In this paper, we present a new Hybrid Architecture combining Software as a Service and Computational Grids. The main objective is to simplify the work of clinicians and researchers by providing tools to aid diagnosis, with access to advanced computational capabilities, while remaining highly intuitive and interactive.

The Software as a Service part provides the required intuitive interface and manages local non-intensive computations at the client level. The Grid part manages the intensive computations that couldn't be executed on the client.

This helps us to provide a single Service that can combine different features of dMRI Software, while still being easy to use.

Although, the service we are developing called CloudMRI, targets the dMRI in Brain Imaging Field, it is based on a generic architecture we are developing called Acigna-G (Benmerar and Oulebsir-Boumghar, 2011).

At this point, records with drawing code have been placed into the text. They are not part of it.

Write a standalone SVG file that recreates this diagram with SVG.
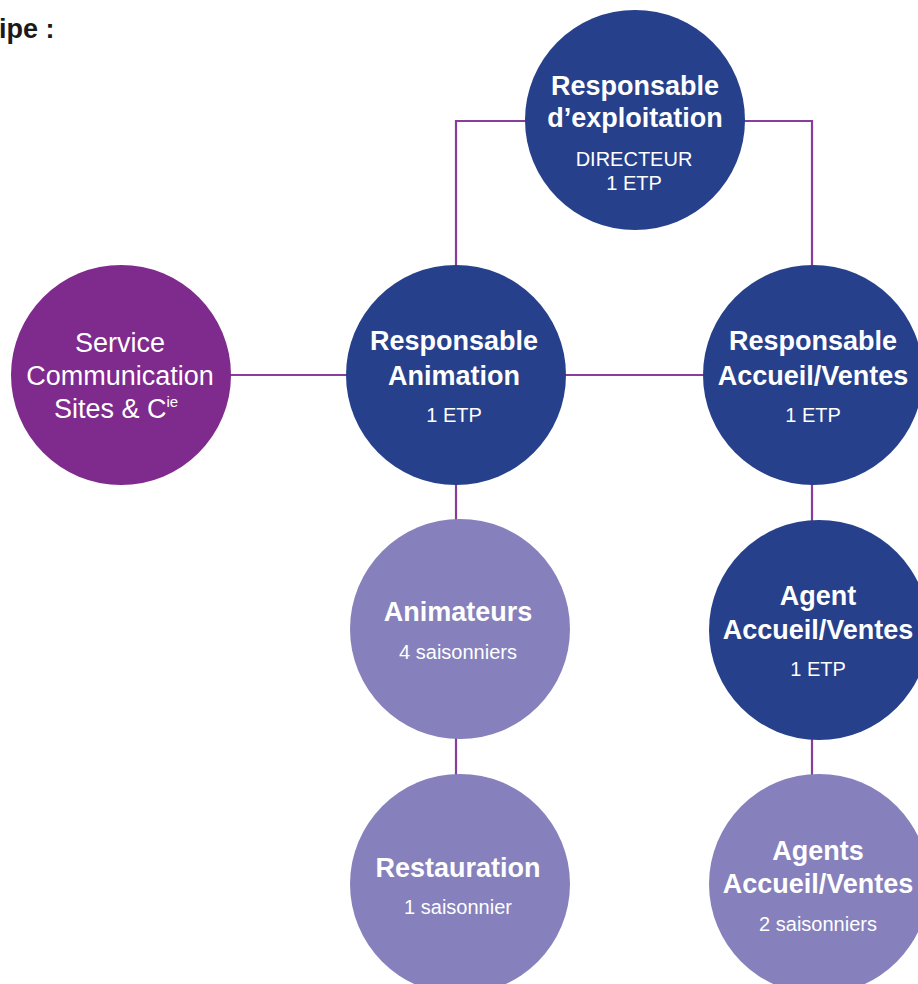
<svg xmlns="http://www.w3.org/2000/svg" width="918" height="984" viewBox="0 0 918 984">
<style>
.dark{fill:#26408c}
.purple{fill:#7f2a8d}
.light{fill:#8681bc}
.conn{fill:none;stroke:#883d9b;stroke-width:2.2}
text{font-family:"Liberation Sans",Arial,sans-serif;fill:#ffffff;text-anchor:middle}
.h{font-size:27px;font-weight:bold}
.s{font-size:20px}
.t{font-size:27px}
.title{font-size:27px;font-weight:bold;fill:#1a1a1a;text-anchor:start}
</style>
<rect width="918" height="984" fill="#ffffff"/>
<text class="title" x="-1" y="38">ipe :</text>
<g id="connectors">
<path class="conn" d="M456,300 V121 H560"/>
<path class="conn" d="M710,121 H812 V300"/>
<path class="conn" d="M200,375 H380"/>
<path class="conn" d="M530,375 H740"/>
<path class="conn" d="M456,450 V560"/>
<path class="conn" d="M456,700 V810"/>
<path class="conn" d="M812,450 V560"/>
<path class="conn" d="M812,700 V810"/>
</g>
<g id="responsable-exploitation">
<circle class="dark" cx="635" cy="120" r="110"/>
<text class="h" x="635" y="95">Responsable</text>
<text class="h" x="635" y="127">d’exploitation</text>
<text class="s" x="634" y="166">DIRECTEUR</text>
<text class="s" x="634" y="190">1 ETP</text>
</g>
<g id="service-communication">
<circle class="purple" cx="121" cy="375" r="110"/>
<text class="t" x="120" y="352">Service</text>
<text class="t" x="120" y="385">Communication</text>
<text class="t" x="116" y="418">Sites &amp; C<tspan font-size="15" dy="-11">ie</tspan></text>
</g>
<g id="responsable-animation">
<circle class="dark" cx="456" cy="375" r="110"/>
<text class="h" x="454" y="350">Responsable</text>
<text class="h" x="454" y="385">Animation</text>
<text class="s" x="454" y="422">1 ETP</text>
</g>
<g id="responsable-accueil">
<circle class="dark" cx="813" cy="375" r="110"/>
<text class="h" x="813" y="350">Responsable</text>
<text class="h" x="813" y="385">Accueil/Ventes</text>
<text class="s" x="813" y="422">1 ETP</text>
</g>
<g id="animateurs">
<circle class="light" cx="460" cy="629" r="110"/>
<text class="h" x="458" y="621">Animateurs</text>
<text class="s" x="458" y="659">4 saisonniers</text>
</g>
<g id="agent-accueil">
<circle class="dark" cx="819" cy="630" r="110"/>
<text class="h" x="818" y="605">Agent</text>
<text class="h" x="818" y="639">Accueil/Ventes</text>
<text class="s" x="818" y="676">1 ETP</text>
</g>
<g id="restauration">
<circle class="light" cx="460" cy="884" r="110"/>
<text class="h" x="458" y="877">Restauration</text>
<text class="s" x="458" y="914">1 saisonnier</text>
</g>
<g id="agents-accueil">
<circle class="light" cx="819" cy="884" r="110"/>
<text class="h" x="818" y="860">Agents</text>
<text class="h" x="818" y="893">Accueil/Ventes</text>
<text class="s" x="818" y="931">2 saisonniers</text>
</g>
</svg>
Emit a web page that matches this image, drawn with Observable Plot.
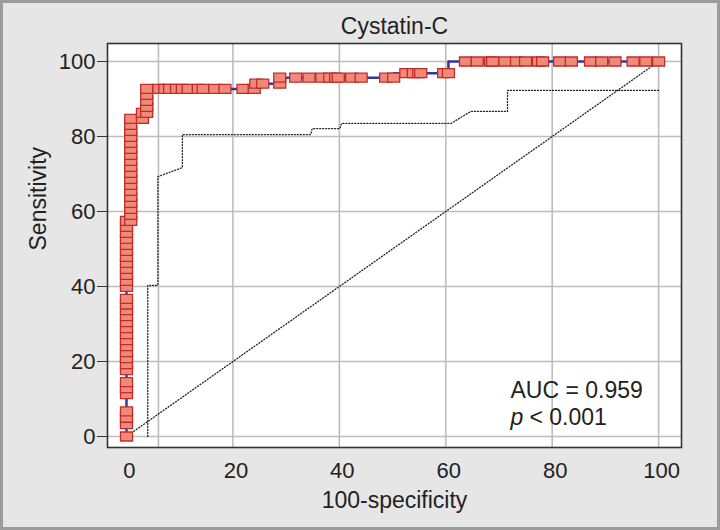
<!DOCTYPE html>
<html>
<head>
<meta charset="utf-8">
<script src="https://cdn.jsdelivr.net/npm/d3@7"></script>
<script src="https://cdn.jsdelivr.net/npm/@observablehq/plot@0.6"></script>
<style>
  html, body { margin: 0; padding: 0; background: #e6e6e6; }
  svg { display: block; }
</style>
</head>
<body>
<div id="chart"></div>
<script>
// ---- data ----
const title = "Cystatin-C";
const xLabel = "100-specificity";
const yLabel = "Sensitivity";
const aucText = "AUC = 0.959";
const pLetter = "p";
const pText = "< 0.001";

const xTicks = [0, 20, 40, 60, 80, 100];
const yTicks = [0, 20, 40, 60, 80, 100];
const gridX = [6, 20, 40, 60, 80, 100];

// ROC curve points (100-specificity, sensitivity)
const rocX = [
  0, 0, 0, 0, 0, 0, 0,
  0, 0, 0, 0, 0, 0, 0, 0, 0, 0, 0, 0, 0,
  0, 0, 0, 0, 0, 0, 0, 0, 0, 0, 0, 0,
  0.8, 0.8, 0.8, 0.8, 0.8, 0.8, 0.8, 0.8, 0.8, 0.8, 0.8, 0.8, 0.8, 0.8, 0.8, 0.8, 0.8, 0.8,
  3.0, 3.0,
  3.8, 3.8, 3.8, 3.8, 3.8,
  6.1, 7.2, 8.1, 9.4, 10.5, 11.6, 13.5, 14.4, 16.6, 18.5, 21.9, 24.0,
  24.3, 25.6,
  28.8, 28.8, 31.8, 34.3, 36.7, 38.2, 39.3, 39.8, 42.3, 44.1, 48.7, 50.2,
  52.5, 53.9, 54.9, 55.3, 59.6, 60.5,
  63.7, 65.9, 68.4, 68.8, 71.1, 73.3, 75.0, 77.4, 78.2, 81.4, 83.6, 87.2, 89.3, 91.8, 95.2, 97.6, 100
];
const rocY = [
  0, 3.3, 5.0, 6.7, 11.3, 12.9, 14.5,
  17.7, 19.3, 20.9, 22.5, 24.1, 25.7, 27.3, 28.9, 30.5, 32.1, 33.7, 35.2, 36.7,
  39.9, 41.5, 43.1, 44.7, 46.3, 47.9, 49.5, 51.1, 52.7, 54.3, 55.9, 57.5,
  57.5, 59.1, 60.7, 62.3, 63.9, 65.5, 67.1, 68.7, 70.3, 71.9, 73.5, 75.1, 76.7, 78.3, 79.9, 81.5, 83.1, 84.7,
  84.7, 86.3,
  86.3, 87.9, 89.5, 91.1, 92.7,
  92.7, 92.7, 92.7, 92.7, 92.7, 92.7, 92.7, 92.7, 92.7, 92.7, 92.7, 92.7,
  94.1, 94.1,
  94.1, 95.7, 95.7, 95.7, 95.7, 95.7, 95.7, 95.7, 95.7, 95.7, 95.7, 95.7,
  96.9, 96.9, 96.9, 96.9, 96.9, 96.9,
  100, 100, 100, 100, 100, 100, 100, 100, 100, 100, 100, 100, 100, 100, 100, 100, 100
];

// lower confidence bound (dotted step line)
const ciX = [4.0, 4.0, 5.9, 5.9, 10.5, 10.5, 34.6, 34.9, 40.1, 40.4, 61.0, 64.7, 71.6, 71.6, 100];
const ciY = [0, 40.3, 40.3, 69.3, 71.7, 80.5, 80.5, 82.1, 82.1, 83.5, 83.5, 86.7, 86.7, 92.3, 92.3];

// reference diagonal
const diagX = [0, 100];
const diagY = [0, 100];

// ---- build tables ----
const roc = rocX.map((x, i) => ({x, y: rocY[i]}));
const ci = ciX.map((x, i) => ({x, y: ciY[i]}));
const diag = diagX.map((x, i) => ({x, y: diagY[i]}));

const rectSymbol = {
  draw(context) {
    const w = 12, h = 9;
    context.moveTo(-w / 2, -h / 2);
    context.lineTo(w / 2, -h / 2);
    context.lineTo(w / 2, h / 2);
    context.lineTo(-w / 2, h / 2);
    context.closePath();
  }
};

const font = "'Liberation Sans', Arial, Helvetica, sans-serif";

const chart = Plot.plot({
  width: 720,
  height: 530,
  marginLeft: 107,
  marginRight: 39,
  marginTop: 43,
  marginBottom: 83,
  style: `background:#e6e6e6;font-family:${font};color:#222;box-shadow:inset 0 0 0 3px #9c9c9c;`,
  x: {domain: [-3.57, 104.3]},
  y: {domain: [-2.93, 104.8]},
  marks: [
    Plot.frame({fill: "white"}),
    Plot.ruleX(gridX, {stroke: "#bdbdbd", strokeWidth: 1.6}),
    Plot.ruleY(yTicks, {stroke: "#bdbdbd", strokeWidth: 1.6}),
    Plot.line(diag, {x: "x", y: "y", stroke: "#222", strokeWidth: 1.3, strokeDasharray: "1,2"}),
    Plot.line(ci, {x: "x", y: "y", stroke: "#222", strokeWidth: 1.3, strokeDasharray: "1,2"}),
    Plot.line(roc, {x: "x", y: "y", stroke: "#3434a4", strokeWidth: 2.5, curve: "step-before"}),
    Plot.dot(roc, {x: "x", y: "y", symbol: rectSymbol, r: 5, fill: "#f08a78", stroke: "#c22b2b", strokeWidth: 1.3}),
    Plot.frame({stroke: "#333", strokeWidth: 1.6}),
    Plot.axisY({ticks: yTicks, tickSize: 10, tickPadding: 2, fontSize: 22, label: null, stroke: "#333"}),
    Plot.axisX({ticks: xTicks, tickSize: 0, tickPadding: 15, fontSize: 22, label: null, dx: 3}),
    Plot.text([title], {frameAnchor: "top", dy: -10, lineAnchor: "bottom", fontSize: 23, fill: "#222"}),
    Plot.text([xLabel], {frameAnchor: "bottom", dy: 60, lineAnchor: "bottom", fontSize: 23, fill: "#222"}),
    Plot.text([yLabel], {frameAnchor: "left", dx: -62, dy: 5, rotate: -90, lineAnchor: "bottom", fontSize: 23, fill: "#222"}),
    Plot.text([aucText], {frameAnchor: "bottom-left", textAnchor: "start", lineAnchor: "bottom", dx: 403, dy: -50, fontSize: 23, fill: "#222"}),
    Plot.text([pLetter], {frameAnchor: "bottom-left", textAnchor: "start", lineAnchor: "bottom", dx: 403, dy: -23, fontSize: 23, fontStyle: "italic", fill: "#222"}),
    Plot.text([pText], {frameAnchor: "bottom-left", textAnchor: "start", lineAnchor: "bottom", dx: 422, dy: -23, fontSize: 23, fill: "#222"})
  ]
});

document.getElementById("chart").appendChild(chart);
</script>
</body>
</html>
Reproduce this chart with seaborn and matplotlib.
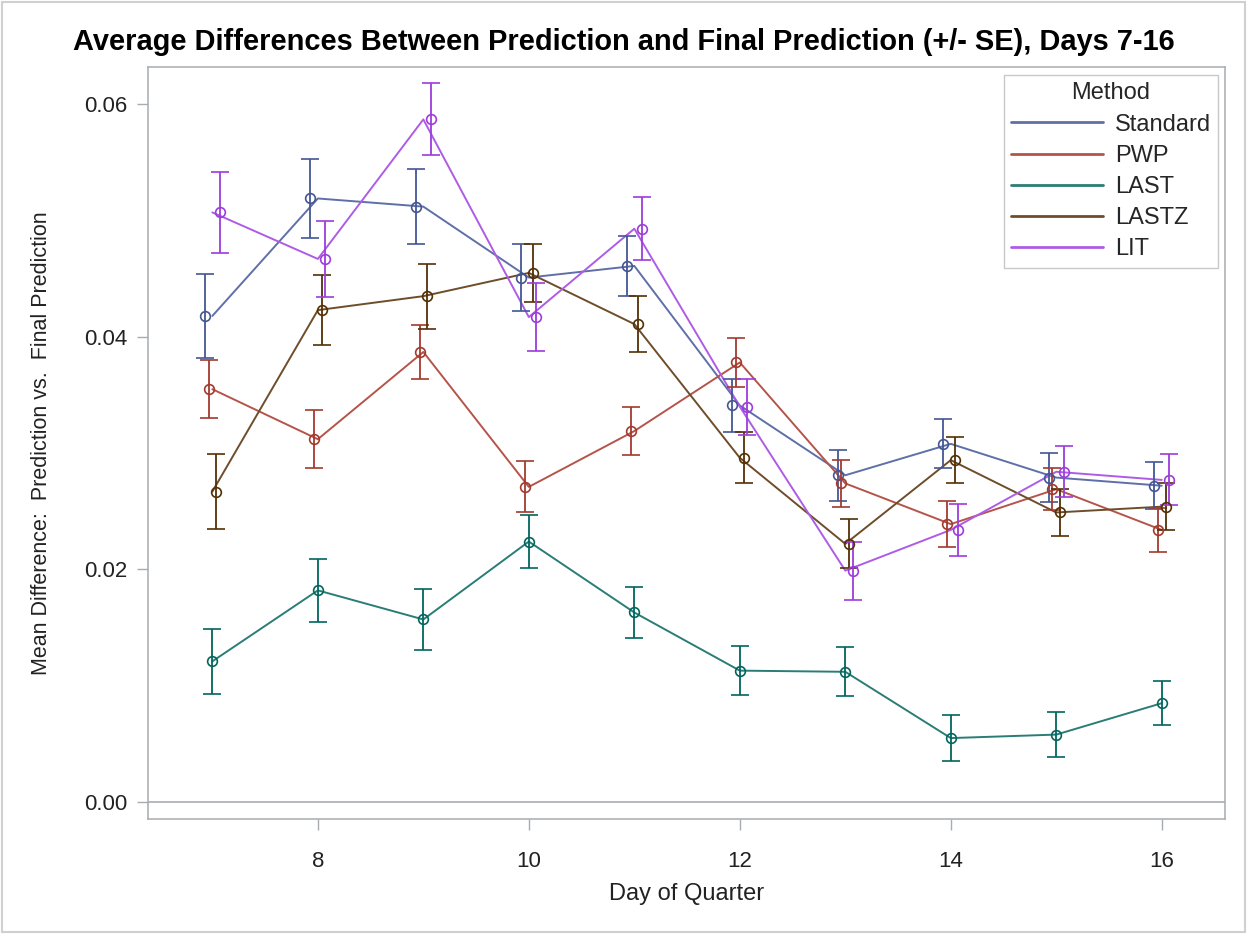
import pandas as pd
import seaborn as sns
import matplotlib.pyplot as plt
from matplotlib.patches import Rectangle


days = [7, 8, 9, 10, 11, 12, 13, 14, 15, 16]
methods = ['Standard', 'PWP', 'LAST', 'LASTZ', 'LIT']
colors = ['#445694', '#A23A2E', '#01665E', '#543005', '#9D3CDB']
line_colors = ['#5F6FA8', '#B5544A', '#2A7D76', '#6E4D2A', '#AE5CE6']

# means and standard errors
standard_mean = [0.0418, 0.0519, 0.0512, 0.0451, 0.0461, 0.0341, 0.0281, 0.0308, 0.0279, 0.0272]
standard_se = [0.0036, 0.0034, 0.0032, 0.0029, 0.0026, 0.0023, 0.0022, 0.0021, 0.0021, 0.0020]
pwp_mean = [0.0355, 0.0312, 0.0387, 0.0271, 0.0319, 0.0378, 0.0274, 0.0239, 0.0269, 0.0234]
pwp_se = [0.0025, 0.0025, 0.0023, 0.0022, 0.0021, 0.0021, 0.0020, 0.0020, 0.0018, 0.0019]
last_mean = [0.0121, 0.0182, 0.0157, 0.0224, 0.0163, 0.0113, 0.0112, 0.0055, 0.0058, 0.0085]
last_se = [0.0028, 0.0027, 0.0026, 0.0023, 0.0022, 0.0021, 0.0021, 0.0020, 0.0019, 0.0019]
lastz_mean = [0.0267, 0.0423, 0.0435, 0.0455, 0.0411, 0.0296, 0.0222, 0.0294, 0.0249, 0.0254]
lastz_se = [0.0032, 0.0030, 0.0028, 0.0025, 0.0024, 0.0022, 0.0021, 0.0020, 0.0020, 0.0020]
lit_mean = [0.0507, 0.0467, 0.0587, 0.0417, 0.0493, 0.0340, 0.0199, 0.0234, 0.0284, 0.0277]
lit_se = [0.0035, 0.0033, 0.0031, 0.0029, 0.0027, 0.0024, 0.0025, 0.0022, 0.0022, 0.0022]

means = [standard_mean, pwp_mean, last_mean, lastz_mean, lit_mean]
ses = [standard_se, pwp_se, last_se, lastz_se, lit_se]

rows = []
for i, m in enumerate(methods):
    for d, mu, se in zip(days, means[i], ses[i]):
        rows.append({'Day': d, 'Method': m, 'Mean': mu, 'SE': se,
                     'DayDodge': d + (i - 2) * 0.036})
df = pd.DataFrame(rows)

sns.set_theme(style='white')
plt.rcParams['font.family'] = ['Liberation Sans', 'DejaVu Sans']

fig = plt.figure(figsize=(12.47, 9.34), dpi=100)
ax = fig.add_axes([0.1187, 0.1231, 0.8637, 0.8051])

palette = dict(zip(methods, colors))
line_palette = dict(zip(methods, line_colors))
sns.lineplot(data=df, x='Day', y='Mean', hue='Method', hue_order=methods,
             palette=line_palette, linewidth=1.4, ax=ax, errorbar=None)

for m in methods:
    sub = df[df['Method'] == m]
    ax.errorbar(sub['DayDodge'], sub['Mean'], yerr=sub['SE'], fmt='o',
                color=palette[m], mfc='none', mec=palette[m], ms=7, mew=1.2,
                elinewidth=1.3, capsize=6.8, capthick=1.3, zorder=3)

ax.axhline(0, color='#A8ACB0', linewidth=1.2, zorder=1)

ax.set_xlim(6.39, 16.6)
ax.set_ylim(-0.00146, 0.0632)
ax.set_xticks([8, 10, 12, 14, 16])
ax.set_yticks([0.0, 0.02, 0.04, 0.06])
ax.set_yticklabels(['0.00', '0.02', '0.04', '0.06'])
ax.tick_params(axis='both', which='major', length=8, width=1, color='#A8ACB0',
               labelsize=16, labelcolor='#222222', left=True, bottom=True)
ax.tick_params(axis='x', pad=15)
ax.tick_params(axis='y', pad=7)
for s in ax.spines.values():
    s.set_color('#A8ACB0')
    s.set_linewidth(1.1)

ax.set_xlabel('Day of Quarter', fontsize=17, color='#222222', labelpad=8)
ax.set_ylabel('Mean Difference:  Prediction vs.  Final Prediction', fontsize=15.5,
              color='#222222', labelpad=23)

fig.suptitle('Average Differences Between Prediction and Final Prediction (+/- SE), Days 7-16',
             x=0.5, y=0.955, va='center', fontsize=20.9, fontweight='bold', color='black')

leg = ax.legend(title='Method', loc='upper right', bbox_to_anchor=(0.9935, 0.989),
                borderaxespad=0, fontsize=17, title_fontsize=17, frameon=True,
                fancybox=False, framealpha=1, edgecolor='#C8C8C8', handlelength=3.9,
                handletextpad=0.5, labelspacing=0.39, borderpad=0.3)
leg.get_frame().set_linewidth(1.0)
for line in leg.get_lines():
    line.set_linewidth(2.0)

fig.patches.append(Rectangle((0.002, 0.002), 0.996, 0.996, transform=fig.transFigure,
                             fill=False, edgecolor='#D0D0D0', linewidth=1.5))

plt.savefig('out.png', dpi=100)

In another word, the proposed architecture can be applied in any field that requires both non-intensive and intensive computation. But, we restrict ourselves in our paper to the dMRI in Brain Imaging Field.

The rest of the paper is structured as follows: In Section 2, we introduce the different relevant concepts to dMRI Brain in general. In particular, we review some of the current dMRI based Brain Tractography Algorithms and related Software.

In Section 3, we review the current state of Grid Portals, and Software as a Service Architecture. Also, we show how some of the current dMRI Brain Software related issues can be resolved with a Hybrid SaaS-Grid Architecture.

In Section 4, we review the key browser technologies relevant to the discussion of our architecture. In fact, a great part of the current work on the architecture is related to the Browser environment.

In Section 5, we present the generic proposed architecture called Acigna-G. We also discuss certain components of the resulting CloudMRI Service, derived from this generic architecture.

In Section 6, we provide a comparative study with other related works, at different levels of the architecture.